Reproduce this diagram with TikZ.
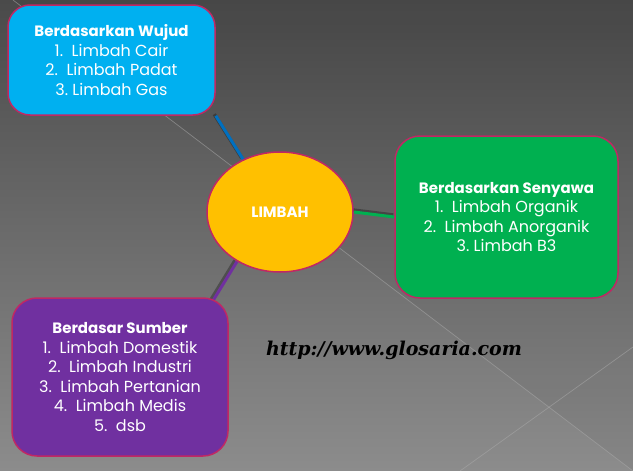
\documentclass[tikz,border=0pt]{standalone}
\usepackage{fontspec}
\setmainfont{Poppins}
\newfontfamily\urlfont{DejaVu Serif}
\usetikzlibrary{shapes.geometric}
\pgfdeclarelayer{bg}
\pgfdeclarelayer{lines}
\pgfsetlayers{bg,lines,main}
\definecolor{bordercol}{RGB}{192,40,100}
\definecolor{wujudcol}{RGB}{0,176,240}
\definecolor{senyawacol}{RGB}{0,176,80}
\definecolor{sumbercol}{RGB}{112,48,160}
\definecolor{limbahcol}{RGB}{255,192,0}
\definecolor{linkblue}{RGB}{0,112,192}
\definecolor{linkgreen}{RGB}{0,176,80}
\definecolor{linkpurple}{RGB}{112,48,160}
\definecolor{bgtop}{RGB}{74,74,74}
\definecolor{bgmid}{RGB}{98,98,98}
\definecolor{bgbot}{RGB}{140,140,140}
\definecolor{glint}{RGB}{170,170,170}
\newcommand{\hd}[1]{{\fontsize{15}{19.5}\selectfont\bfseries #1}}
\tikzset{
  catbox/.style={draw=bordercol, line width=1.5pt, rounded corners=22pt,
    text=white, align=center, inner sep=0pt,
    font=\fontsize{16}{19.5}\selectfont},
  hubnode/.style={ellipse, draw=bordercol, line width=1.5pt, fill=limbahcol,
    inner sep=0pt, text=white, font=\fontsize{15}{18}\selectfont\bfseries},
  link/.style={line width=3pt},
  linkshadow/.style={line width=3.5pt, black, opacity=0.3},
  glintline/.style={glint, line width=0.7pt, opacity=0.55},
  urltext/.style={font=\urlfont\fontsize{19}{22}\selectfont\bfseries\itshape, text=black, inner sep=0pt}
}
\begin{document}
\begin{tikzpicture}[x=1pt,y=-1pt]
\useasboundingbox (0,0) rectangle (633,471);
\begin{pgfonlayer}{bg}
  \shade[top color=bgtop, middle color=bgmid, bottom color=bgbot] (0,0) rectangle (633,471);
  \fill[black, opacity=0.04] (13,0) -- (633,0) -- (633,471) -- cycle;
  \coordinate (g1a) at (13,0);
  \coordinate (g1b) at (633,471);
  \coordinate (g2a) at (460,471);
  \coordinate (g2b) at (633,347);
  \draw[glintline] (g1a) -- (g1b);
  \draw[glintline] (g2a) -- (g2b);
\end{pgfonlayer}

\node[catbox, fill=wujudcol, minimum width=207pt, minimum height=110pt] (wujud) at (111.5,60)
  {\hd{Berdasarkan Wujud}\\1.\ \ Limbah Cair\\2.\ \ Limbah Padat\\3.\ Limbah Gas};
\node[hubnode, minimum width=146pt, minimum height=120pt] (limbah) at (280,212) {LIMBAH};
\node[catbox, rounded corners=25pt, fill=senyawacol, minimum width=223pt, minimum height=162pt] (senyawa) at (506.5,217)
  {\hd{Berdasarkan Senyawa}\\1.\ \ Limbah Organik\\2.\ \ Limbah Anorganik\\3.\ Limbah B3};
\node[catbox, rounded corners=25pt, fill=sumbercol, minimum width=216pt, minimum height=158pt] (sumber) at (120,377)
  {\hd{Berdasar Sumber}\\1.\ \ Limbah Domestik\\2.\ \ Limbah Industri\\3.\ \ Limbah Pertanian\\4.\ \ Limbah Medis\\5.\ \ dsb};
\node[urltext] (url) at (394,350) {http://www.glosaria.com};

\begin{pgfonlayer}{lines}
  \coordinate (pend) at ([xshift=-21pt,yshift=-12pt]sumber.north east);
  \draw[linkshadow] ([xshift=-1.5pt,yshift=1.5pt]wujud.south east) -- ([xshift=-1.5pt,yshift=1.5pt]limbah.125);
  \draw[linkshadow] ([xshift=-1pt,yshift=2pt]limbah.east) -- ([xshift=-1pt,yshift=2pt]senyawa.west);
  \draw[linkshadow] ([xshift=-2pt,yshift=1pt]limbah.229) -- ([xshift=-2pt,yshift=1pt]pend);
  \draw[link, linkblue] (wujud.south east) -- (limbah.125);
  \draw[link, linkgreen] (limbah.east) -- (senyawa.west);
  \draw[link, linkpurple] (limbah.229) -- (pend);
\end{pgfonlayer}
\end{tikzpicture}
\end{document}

Aim:
Each line of the material must be retyped exactly, except that images are omitted.

Final answer:
Reproduce this diagram with TikZ.
\documentclass[tikz,border=0pt]{standalone}
\usepackage{fontspec}
\setmainfont{Poppins}
\newfontfamily\urlfont{DejaVu Serif}
\usetikzlibrary{shapes.geometric}
\pgfdeclarelayer{bg}
\pgfdeclarelayer{lines}
\pgfsetlayers{bg,lines,main}
\definecolor{bordercol}{RGB}{192,40,100}
\definecolor{wujudcol}{RGB}{0,176,240}
\definecolor{senyawacol}{RGB}{0,176,80}
\definecolor{sumbercol}{RGB}{112,48,160}
\definecolor{limbahcol}{RGB}{255,192,0}
\definecolor{linkblue}{RGB}{0,112,192}
\definecolor{linkgreen}{RGB}{0,176,80}
\definecolor{linkpurple}{RGB}{112,48,160}
\definecolor{bgtop}{RGB}{74,74,74}
\definecolor{bgmid}{RGB}{98,98,98}
\definecolor{bgbot}{RGB}{140,140,140}
\definecolor{glint}{RGB}{170,170,170}
\newcommand{\hd}[1]{{\fontsize{15}{19.5}\selectfont\bfseries #1}}
\tikzset{
  catbox/.style={draw=bordercol, line width=1.5pt, rounded corners=22pt,
    text=white, align=center, inner sep=0pt,
    font=\fontsize{16}{19.5}\selectfont},
  hubnode/.style={ellipse, draw=bordercol, line width=1.5pt, fill=limbahcol,
    inner sep=0pt, text=white, font=\fontsize{15}{18}\selectfont\bfseries},
  link/.style={line width=3pt},
  linkshadow/.style={line width=3.5pt, black, opacity=0.3},
  glintline/.style={glint, line width=0.7pt, opacity=0.55},
  urltext/.style={font=\urlfont\fontsize{19}{22}\selectfont\bfseries\itshape, text=black, inner sep=0pt}
}
\begin{document}
\begin{tikzpicture}[x=1pt,y=-1pt]
\useasboundingbox (0,0) rectangle (633,471);
\begin{pgfonlayer}{bg}
  \shade[top color=bgtop, middle color=bgmid, bottom color=bgbot] (0,0) rectangle (633,471);
  \fill[black, opacity=0.04] (13,0) -- (633,0) -- (633,471) -- cycle;
  \coordinate (g1a) at (13,0);
  \coordinate (g1b) at (633,471);
  \coordinate (g2a) at (460,471);
  \coordinate (g2b) at (633,347);
  \draw[glintline] (g1a) -- (g1b);
  \draw[glintline] (g2a) -- (g2b);
\end{pgfonlayer}

\node[catbox, fill=wujudcol, minimum width=207pt, minimum height=110pt] (wujud) at (111.5,60)
  {\hd{Berdasarkan Wujud}\\1.\ \ Limbah Cair\\2.\ \ Limbah Padat\\3.\ Limbah Gas};
\node[hubnode, minimum width=146pt, minimum height=120pt] (limbah) at (280,212) {LIMBAH};
\node[catbox, rounded corners=25pt, fill=senyawacol, minimum width=223pt, minimum height=162pt] (senyawa) at (506.5,217)
  {\hd{Berdasarkan Senyawa}\\1.\ \ Limbah Organik\\2.\ \ Limbah Anorganik\\3.\ Limbah B3};
\node[catbox, rounded corners=25pt, fill=sumbercol, minimum width=216pt, minimum height=158pt] (sumber) at (120,377)
  {\hd{Berdasar Sumber}\\1.\ \ Limbah Domestik\\2.\ \ Limbah Industri\\3.\ \ Limbah Pertanian\\4.\ \ Limbah Medis\\5.\ \ dsb};
\node[urltext] (url) at (394,350) {http://www.glosaria.com};

\begin{pgfonlayer}{lines}
  \coordinate (pend) at ([xshift=-21pt,yshift=-12pt]sumber.north east);
  \draw[linkshadow] ([xshift=-1.5pt,yshift=1.5pt]wujud.south east) -- ([xshift=-1.5pt,yshift=1.5pt]limbah.125);
  \draw[linkshadow] ([xshift=-1pt,yshift=2pt]limbah.east) -- ([xshift=-1pt,yshift=2pt]senyawa.west);
  \draw[linkshadow] ([xshift=-2pt,yshift=1pt]limbah.229) -- ([xshift=-2pt,yshift=1pt]pend);
  \draw[link, linkblue] (wujud.south east) -- (limbah.125);
  \draw[link, linkgreen] (limbah.east) -- (senyawa.west);
  \draw[link, linkpurple] (limbah.229) -- (pend);
\end{pgfonlayer}
\end{tikzpicture}
\end{document}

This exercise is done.